▸ **TASK MATERIAL**
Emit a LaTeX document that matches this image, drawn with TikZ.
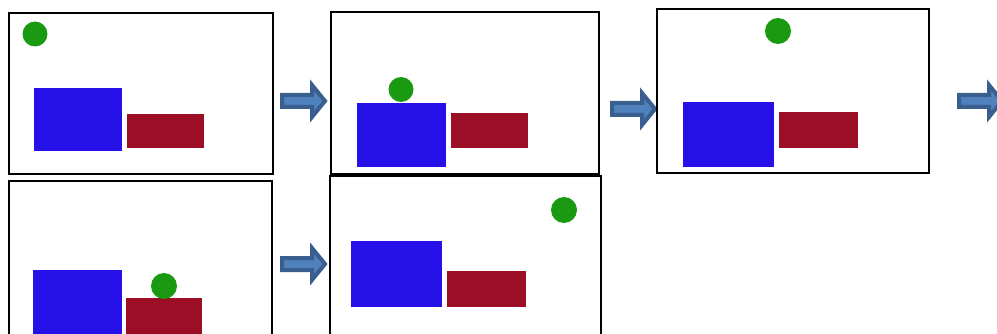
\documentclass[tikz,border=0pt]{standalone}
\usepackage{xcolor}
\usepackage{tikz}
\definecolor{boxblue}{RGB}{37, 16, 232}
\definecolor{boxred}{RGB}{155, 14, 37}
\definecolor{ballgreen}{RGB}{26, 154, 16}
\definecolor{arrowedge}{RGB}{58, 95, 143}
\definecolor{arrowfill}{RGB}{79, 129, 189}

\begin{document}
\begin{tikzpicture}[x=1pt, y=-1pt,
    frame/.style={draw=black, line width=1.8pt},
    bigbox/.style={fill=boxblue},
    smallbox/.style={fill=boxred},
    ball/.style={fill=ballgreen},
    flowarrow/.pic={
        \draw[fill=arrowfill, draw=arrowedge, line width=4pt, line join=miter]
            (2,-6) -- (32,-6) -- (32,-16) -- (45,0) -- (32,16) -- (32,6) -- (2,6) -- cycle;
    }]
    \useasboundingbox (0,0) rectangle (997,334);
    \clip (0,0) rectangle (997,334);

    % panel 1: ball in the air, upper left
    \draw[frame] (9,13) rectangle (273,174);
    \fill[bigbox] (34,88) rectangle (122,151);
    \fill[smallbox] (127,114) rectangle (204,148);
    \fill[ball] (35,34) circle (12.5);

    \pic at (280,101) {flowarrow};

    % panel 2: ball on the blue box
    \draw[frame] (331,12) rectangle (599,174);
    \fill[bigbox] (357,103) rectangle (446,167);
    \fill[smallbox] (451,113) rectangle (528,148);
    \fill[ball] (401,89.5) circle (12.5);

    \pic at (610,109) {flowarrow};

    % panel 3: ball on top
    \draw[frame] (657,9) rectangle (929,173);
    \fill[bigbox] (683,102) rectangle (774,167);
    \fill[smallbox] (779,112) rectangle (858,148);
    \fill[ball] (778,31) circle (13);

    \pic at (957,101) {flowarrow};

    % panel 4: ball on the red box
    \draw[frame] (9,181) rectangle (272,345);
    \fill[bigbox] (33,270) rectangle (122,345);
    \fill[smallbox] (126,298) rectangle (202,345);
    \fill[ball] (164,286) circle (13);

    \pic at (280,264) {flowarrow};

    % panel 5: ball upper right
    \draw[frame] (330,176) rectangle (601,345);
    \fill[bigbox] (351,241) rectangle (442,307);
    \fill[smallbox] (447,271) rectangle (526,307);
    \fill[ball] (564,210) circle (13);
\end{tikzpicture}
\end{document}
==
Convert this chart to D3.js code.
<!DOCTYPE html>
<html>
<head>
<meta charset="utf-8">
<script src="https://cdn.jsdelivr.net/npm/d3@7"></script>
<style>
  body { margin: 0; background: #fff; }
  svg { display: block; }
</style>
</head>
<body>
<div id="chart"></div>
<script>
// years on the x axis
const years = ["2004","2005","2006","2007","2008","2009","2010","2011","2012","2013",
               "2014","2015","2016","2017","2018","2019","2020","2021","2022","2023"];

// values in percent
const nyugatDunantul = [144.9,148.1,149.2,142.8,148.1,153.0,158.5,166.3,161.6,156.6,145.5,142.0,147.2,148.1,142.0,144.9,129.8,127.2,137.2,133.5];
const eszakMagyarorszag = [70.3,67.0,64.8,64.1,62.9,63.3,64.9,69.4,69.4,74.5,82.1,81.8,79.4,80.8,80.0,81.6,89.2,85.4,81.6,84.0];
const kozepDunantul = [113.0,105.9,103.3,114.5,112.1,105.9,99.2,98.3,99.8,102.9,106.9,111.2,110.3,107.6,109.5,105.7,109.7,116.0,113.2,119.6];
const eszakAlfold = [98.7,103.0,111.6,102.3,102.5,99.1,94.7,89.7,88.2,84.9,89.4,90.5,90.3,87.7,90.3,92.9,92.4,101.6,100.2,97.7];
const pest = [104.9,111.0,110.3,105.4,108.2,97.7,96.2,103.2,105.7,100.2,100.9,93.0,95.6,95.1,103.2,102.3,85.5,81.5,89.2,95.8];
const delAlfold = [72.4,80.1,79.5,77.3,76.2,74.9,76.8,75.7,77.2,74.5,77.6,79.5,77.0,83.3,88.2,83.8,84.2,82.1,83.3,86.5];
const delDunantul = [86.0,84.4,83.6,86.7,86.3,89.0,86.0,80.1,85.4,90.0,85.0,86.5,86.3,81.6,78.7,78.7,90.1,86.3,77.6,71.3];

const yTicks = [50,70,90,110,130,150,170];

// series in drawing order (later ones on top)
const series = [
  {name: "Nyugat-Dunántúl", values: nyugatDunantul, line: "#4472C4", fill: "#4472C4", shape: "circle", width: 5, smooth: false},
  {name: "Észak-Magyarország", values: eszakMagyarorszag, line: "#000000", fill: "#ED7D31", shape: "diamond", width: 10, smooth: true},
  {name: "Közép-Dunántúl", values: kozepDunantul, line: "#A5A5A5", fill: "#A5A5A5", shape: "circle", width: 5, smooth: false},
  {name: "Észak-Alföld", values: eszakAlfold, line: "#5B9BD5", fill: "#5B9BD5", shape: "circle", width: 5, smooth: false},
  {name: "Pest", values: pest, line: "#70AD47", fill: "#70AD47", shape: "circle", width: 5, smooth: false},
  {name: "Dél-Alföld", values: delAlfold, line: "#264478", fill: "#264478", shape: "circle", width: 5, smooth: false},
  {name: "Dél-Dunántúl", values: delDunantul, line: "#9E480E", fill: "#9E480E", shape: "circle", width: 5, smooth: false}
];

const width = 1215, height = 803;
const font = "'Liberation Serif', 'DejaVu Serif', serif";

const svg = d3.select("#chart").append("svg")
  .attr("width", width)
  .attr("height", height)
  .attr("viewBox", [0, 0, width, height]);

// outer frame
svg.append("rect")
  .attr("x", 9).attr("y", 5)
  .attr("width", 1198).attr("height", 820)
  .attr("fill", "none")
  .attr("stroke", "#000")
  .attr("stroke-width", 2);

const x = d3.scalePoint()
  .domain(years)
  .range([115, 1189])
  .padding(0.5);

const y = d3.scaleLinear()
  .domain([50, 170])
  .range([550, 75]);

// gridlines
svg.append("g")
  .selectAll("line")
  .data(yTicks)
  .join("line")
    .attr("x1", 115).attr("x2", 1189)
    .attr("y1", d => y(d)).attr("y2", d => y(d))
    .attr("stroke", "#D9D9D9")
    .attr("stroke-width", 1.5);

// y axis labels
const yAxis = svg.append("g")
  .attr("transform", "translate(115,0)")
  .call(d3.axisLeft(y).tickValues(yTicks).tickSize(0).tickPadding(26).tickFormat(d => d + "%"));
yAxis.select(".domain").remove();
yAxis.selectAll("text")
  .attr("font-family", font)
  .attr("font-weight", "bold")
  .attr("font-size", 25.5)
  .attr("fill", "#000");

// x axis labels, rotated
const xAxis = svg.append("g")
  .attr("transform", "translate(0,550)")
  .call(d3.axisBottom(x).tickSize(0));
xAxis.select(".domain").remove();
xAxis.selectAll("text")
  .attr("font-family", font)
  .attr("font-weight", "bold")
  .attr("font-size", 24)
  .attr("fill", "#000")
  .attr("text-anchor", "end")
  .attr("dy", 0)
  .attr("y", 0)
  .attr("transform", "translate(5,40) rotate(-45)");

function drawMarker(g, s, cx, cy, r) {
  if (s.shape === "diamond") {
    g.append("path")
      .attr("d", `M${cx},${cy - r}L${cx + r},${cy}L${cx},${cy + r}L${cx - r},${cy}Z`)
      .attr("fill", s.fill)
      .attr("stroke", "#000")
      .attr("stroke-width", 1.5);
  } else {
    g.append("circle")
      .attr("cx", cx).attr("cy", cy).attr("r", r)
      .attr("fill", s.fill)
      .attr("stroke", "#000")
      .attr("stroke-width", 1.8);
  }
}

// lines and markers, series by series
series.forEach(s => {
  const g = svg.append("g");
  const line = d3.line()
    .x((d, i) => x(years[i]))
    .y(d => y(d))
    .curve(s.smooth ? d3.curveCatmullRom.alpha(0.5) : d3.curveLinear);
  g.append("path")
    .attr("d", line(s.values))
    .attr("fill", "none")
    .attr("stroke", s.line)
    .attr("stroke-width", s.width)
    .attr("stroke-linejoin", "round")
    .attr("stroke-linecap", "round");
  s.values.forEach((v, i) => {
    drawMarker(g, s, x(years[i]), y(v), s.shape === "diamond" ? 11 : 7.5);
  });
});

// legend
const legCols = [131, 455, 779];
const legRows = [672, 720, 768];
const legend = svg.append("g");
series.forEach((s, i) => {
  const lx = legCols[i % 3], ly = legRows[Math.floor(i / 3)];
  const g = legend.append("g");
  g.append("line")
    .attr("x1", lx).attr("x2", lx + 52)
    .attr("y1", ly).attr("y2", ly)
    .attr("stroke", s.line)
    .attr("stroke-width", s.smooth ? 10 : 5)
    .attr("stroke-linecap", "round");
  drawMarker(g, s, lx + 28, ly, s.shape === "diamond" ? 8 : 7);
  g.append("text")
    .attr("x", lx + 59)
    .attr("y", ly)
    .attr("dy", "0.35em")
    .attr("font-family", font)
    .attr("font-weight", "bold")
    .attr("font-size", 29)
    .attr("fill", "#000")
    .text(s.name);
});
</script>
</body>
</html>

▸ **EXERCISE REQUIREMENTS**
Give back exactly the lines running from the line that contains "Convert this chart to D3.js code." through the line that contains "const yTicks = [50,70,90,110,130,150,170];", and nothing outside them.

▸ **COMPLETE RESPONSE**
Convert this chart to D3.js code.
<!DOCTYPE html>
<html>
<head>
<meta charset="utf-8">
<script src="https://cdn.jsdelivr.net/npm/d3@7"></script>
<style>
  body { margin: 0; background: #fff; }
  svg { display: block; }
</style>
</head>
<body>
<div id="chart"></div>
<script>
// years on the x axis
const years = ["2004","2005","2006","2007","2008","2009","2010","2011","2012","2013",
               "2014","2015","2016","2017","2018","2019","2020","2021","2022","2023"];

// values in percent
const nyugatDunantul = [144.9,148.1,149.2,142.8,148.1,153.0,158.5,166.3,161.6,156.6,145.5,142.0,147.2,148.1,142.0,144.9,129.8,127.2,137.2,133.5];
const eszakMagyarorszag = [70.3,67.0,64.8,64.1,62.9,63.3,64.9,69.4,69.4,74.5,82.1,81.8,79.4,80.8,80.0,81.6,89.2,85.4,81.6,84.0];
const kozepDunantul = [113.0,105.9,103.3,114.5,112.1,105.9,99.2,98.3,99.8,102.9,106.9,111.2,110.3,107.6,109.5,105.7,109.7,116.0,113.2,119.6];
const eszakAlfold = [98.7,103.0,111.6,102.3,102.5,99.1,94.7,89.7,88.2,84.9,89.4,90.5,90.3,87.7,90.3,92.9,92.4,101.6,100.2,97.7];
const pest = [104.9,111.0,110.3,105.4,108.2,97.7,96.2,103.2,105.7,100.2,100.9,93.0,95.6,95.1,103.2,102.3,85.5,81.5,89.2,95.8];
const delAlfold = [72.4,80.1,79.5,77.3,76.2,74.9,76.8,75.7,77.2,74.5,77.6,79.5,77.0,83.3,88.2,83.8,84.2,82.1,83.3,86.5];
const delDunantul = [86.0,84.4,83.6,86.7,86.3,89.0,86.0,80.1,85.4,90.0,85.0,86.5,86.3,81.6,78.7,78.7,90.1,86.3,77.6,71.3];

const yTicks = [50,70,90,110,130,150,170];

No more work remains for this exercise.